TO DO - The line holding "line width=1.2pt, minimum" is the last one to output; start at the first line of the data, keep every line in between exactly, and leave out pictures.

DATASET CONTENT -
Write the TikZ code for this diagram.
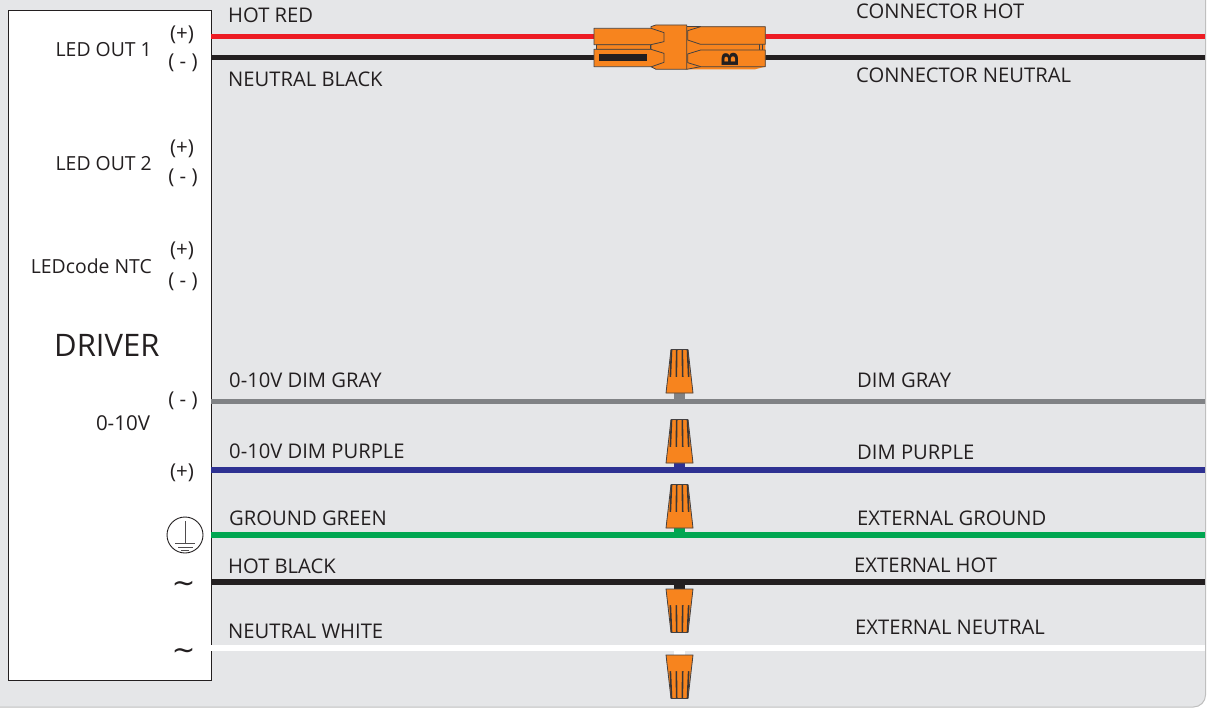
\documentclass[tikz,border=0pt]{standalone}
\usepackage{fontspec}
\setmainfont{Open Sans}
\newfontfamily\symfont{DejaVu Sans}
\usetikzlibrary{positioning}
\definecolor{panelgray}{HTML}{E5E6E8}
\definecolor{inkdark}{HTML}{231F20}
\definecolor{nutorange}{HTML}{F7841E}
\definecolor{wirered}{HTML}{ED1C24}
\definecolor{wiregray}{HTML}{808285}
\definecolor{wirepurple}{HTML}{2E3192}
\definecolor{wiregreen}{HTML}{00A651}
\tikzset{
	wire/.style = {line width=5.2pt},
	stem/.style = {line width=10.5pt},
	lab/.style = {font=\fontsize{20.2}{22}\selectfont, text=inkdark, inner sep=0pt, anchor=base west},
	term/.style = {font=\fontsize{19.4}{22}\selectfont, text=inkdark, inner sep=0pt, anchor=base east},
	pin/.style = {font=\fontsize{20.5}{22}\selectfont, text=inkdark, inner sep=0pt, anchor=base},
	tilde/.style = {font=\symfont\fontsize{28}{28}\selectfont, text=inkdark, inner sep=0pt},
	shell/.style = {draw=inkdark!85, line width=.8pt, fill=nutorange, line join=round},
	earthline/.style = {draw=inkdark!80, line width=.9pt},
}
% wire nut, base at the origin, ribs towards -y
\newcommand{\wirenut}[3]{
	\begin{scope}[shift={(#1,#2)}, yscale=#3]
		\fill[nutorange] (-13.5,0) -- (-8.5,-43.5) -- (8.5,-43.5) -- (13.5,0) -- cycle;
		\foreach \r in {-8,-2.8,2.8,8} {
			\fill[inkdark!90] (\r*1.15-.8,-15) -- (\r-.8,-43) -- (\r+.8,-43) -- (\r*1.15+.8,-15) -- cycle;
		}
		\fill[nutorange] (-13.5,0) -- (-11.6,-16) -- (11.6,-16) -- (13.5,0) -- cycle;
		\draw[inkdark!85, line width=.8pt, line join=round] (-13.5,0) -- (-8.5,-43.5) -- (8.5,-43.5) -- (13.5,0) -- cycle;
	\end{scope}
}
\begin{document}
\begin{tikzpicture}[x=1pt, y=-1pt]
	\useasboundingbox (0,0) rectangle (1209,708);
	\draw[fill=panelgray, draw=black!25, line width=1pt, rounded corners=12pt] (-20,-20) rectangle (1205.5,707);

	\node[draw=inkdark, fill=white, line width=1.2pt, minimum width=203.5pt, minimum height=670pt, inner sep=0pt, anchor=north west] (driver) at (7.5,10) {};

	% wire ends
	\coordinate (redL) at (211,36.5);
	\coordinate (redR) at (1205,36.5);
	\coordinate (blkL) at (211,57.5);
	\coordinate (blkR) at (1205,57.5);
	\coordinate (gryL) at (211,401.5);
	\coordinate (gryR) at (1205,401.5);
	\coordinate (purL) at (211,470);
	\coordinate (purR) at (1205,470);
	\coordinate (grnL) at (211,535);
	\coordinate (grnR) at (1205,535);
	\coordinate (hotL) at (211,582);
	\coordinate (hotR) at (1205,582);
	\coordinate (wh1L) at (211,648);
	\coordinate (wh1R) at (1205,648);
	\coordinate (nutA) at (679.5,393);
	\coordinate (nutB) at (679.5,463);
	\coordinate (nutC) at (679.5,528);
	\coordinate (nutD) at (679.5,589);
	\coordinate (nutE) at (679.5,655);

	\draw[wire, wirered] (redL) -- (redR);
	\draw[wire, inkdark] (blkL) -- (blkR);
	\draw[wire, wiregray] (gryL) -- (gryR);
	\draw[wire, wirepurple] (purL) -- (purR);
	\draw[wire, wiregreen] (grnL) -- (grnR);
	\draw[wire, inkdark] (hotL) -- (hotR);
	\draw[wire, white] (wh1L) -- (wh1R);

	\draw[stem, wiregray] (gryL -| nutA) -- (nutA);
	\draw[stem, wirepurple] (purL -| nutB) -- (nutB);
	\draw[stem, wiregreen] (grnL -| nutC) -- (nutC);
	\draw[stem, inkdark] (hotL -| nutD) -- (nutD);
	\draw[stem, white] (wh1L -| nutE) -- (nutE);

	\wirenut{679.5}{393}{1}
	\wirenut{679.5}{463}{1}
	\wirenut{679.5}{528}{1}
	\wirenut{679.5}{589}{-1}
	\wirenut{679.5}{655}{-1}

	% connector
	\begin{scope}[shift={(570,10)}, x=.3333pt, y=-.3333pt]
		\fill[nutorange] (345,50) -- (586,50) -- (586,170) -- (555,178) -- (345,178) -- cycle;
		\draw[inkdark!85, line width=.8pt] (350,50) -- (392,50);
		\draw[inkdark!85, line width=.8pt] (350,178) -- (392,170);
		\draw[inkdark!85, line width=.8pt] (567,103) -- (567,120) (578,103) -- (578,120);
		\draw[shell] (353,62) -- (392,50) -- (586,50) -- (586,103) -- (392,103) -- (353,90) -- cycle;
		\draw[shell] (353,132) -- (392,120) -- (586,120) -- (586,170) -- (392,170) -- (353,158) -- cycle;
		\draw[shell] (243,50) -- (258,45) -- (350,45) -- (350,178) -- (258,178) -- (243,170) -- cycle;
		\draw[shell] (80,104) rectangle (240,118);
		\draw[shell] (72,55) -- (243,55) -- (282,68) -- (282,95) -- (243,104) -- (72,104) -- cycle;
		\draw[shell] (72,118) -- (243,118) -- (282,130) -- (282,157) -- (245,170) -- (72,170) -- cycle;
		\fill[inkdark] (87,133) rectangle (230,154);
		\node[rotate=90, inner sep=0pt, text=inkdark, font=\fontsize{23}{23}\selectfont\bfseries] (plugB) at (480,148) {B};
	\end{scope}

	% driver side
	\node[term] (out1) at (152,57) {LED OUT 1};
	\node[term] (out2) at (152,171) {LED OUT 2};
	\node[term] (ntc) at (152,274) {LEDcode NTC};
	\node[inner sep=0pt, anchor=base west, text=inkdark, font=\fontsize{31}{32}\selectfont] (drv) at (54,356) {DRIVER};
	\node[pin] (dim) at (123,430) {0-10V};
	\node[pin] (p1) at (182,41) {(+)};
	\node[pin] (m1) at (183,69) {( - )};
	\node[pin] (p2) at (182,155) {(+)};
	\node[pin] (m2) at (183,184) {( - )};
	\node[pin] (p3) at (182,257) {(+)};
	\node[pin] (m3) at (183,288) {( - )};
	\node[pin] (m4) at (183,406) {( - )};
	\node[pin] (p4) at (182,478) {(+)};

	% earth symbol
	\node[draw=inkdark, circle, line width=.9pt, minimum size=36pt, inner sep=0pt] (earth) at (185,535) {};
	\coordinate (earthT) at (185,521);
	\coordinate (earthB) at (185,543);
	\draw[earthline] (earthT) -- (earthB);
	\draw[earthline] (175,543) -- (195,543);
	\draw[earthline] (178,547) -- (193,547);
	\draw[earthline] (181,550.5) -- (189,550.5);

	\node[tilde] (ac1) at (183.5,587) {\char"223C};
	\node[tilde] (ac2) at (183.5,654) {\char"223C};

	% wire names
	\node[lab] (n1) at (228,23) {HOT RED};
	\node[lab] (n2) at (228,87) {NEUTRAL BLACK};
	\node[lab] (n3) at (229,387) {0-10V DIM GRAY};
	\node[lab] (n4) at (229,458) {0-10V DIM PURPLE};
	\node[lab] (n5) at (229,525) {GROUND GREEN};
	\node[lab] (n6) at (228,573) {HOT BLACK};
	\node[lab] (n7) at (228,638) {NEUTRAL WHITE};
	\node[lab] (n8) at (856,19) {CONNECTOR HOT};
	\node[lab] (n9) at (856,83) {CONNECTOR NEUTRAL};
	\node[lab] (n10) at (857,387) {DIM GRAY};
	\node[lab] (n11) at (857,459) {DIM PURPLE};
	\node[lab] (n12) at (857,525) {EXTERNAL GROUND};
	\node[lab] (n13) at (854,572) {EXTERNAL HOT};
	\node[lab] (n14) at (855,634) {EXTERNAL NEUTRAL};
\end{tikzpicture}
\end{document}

SOLUTION FOR THIS EXERCISE -
Write the TikZ code for this diagram.
\documentclass[tikz,border=0pt]{standalone}
\usepackage{fontspec}
\setmainfont{Open Sans}
\newfontfamily\symfont{DejaVu Sans}
\usetikzlibrary{positioning}
\definecolor{panelgray}{HTML}{E5E6E8}
\definecolor{inkdark}{HTML}{231F20}
\definecolor{nutorange}{HTML}{F7841E}
\definecolor{wirered}{HTML}{ED1C24}
\definecolor{wiregray}{HTML}{808285}
\definecolor{wirepurple}{HTML}{2E3192}
\definecolor{wiregreen}{HTML}{00A651}
\tikzset{
	wire/.style = {line width=5.2pt},
	stem/.style = {line width=10.5pt},
	lab/.style = {font=\fontsize{20.2}{22}\selectfont, text=inkdark, inner sep=0pt, anchor=base west},
	term/.style = {font=\fontsize{19.4}{22}\selectfont, text=inkdark, inner sep=0pt, anchor=base east},
	pin/.style = {font=\fontsize{20.5}{22}\selectfont, text=inkdark, inner sep=0pt, anchor=base},
	tilde/.style = {font=\symfont\fontsize{28}{28}\selectfont, text=inkdark, inner sep=0pt},
	shell/.style = {draw=inkdark!85, line width=.8pt, fill=nutorange, line join=round},
	earthline/.style = {draw=inkdark!80, line width=.9pt},
}
% wire nut, base at the origin, ribs towards -y
\newcommand{\wirenut}[3]{
	\begin{scope}[shift={(#1,#2)}, yscale=#3]
		\fill[nutorange] (-13.5,0) -- (-8.5,-43.5) -- (8.5,-43.5) -- (13.5,0) -- cycle;
		\foreach \r in {-8,-2.8,2.8,8} {
			\fill[inkdark!90] (\r*1.15-.8,-15) -- (\r-.8,-43) -- (\r+.8,-43) -- (\r*1.15+.8,-15) -- cycle;
		}
		\fill[nutorange] (-13.5,0) -- (-11.6,-16) -- (11.6,-16) -- (13.5,0) -- cycle;
		\draw[inkdark!85, line width=.8pt, line join=round] (-13.5,0) -- (-8.5,-43.5) -- (8.5,-43.5) -- (13.5,0) -- cycle;
	\end{scope}
}
\begin{document}
\begin{tikzpicture}[x=1pt, y=-1pt]
	\useasboundingbox (0,0) rectangle (1209,708);
	\draw[fill=panelgray, draw=black!25, line width=1pt, rounded corners=12pt] (-20,-20) rectangle (1205.5,707);

	\node[draw=inkdark, fill=white, line width=1.2pt, minimum width=203.5pt, minimum height=670pt, inner sep=0pt, anchor=north west] (driver) at (7.5,10) {};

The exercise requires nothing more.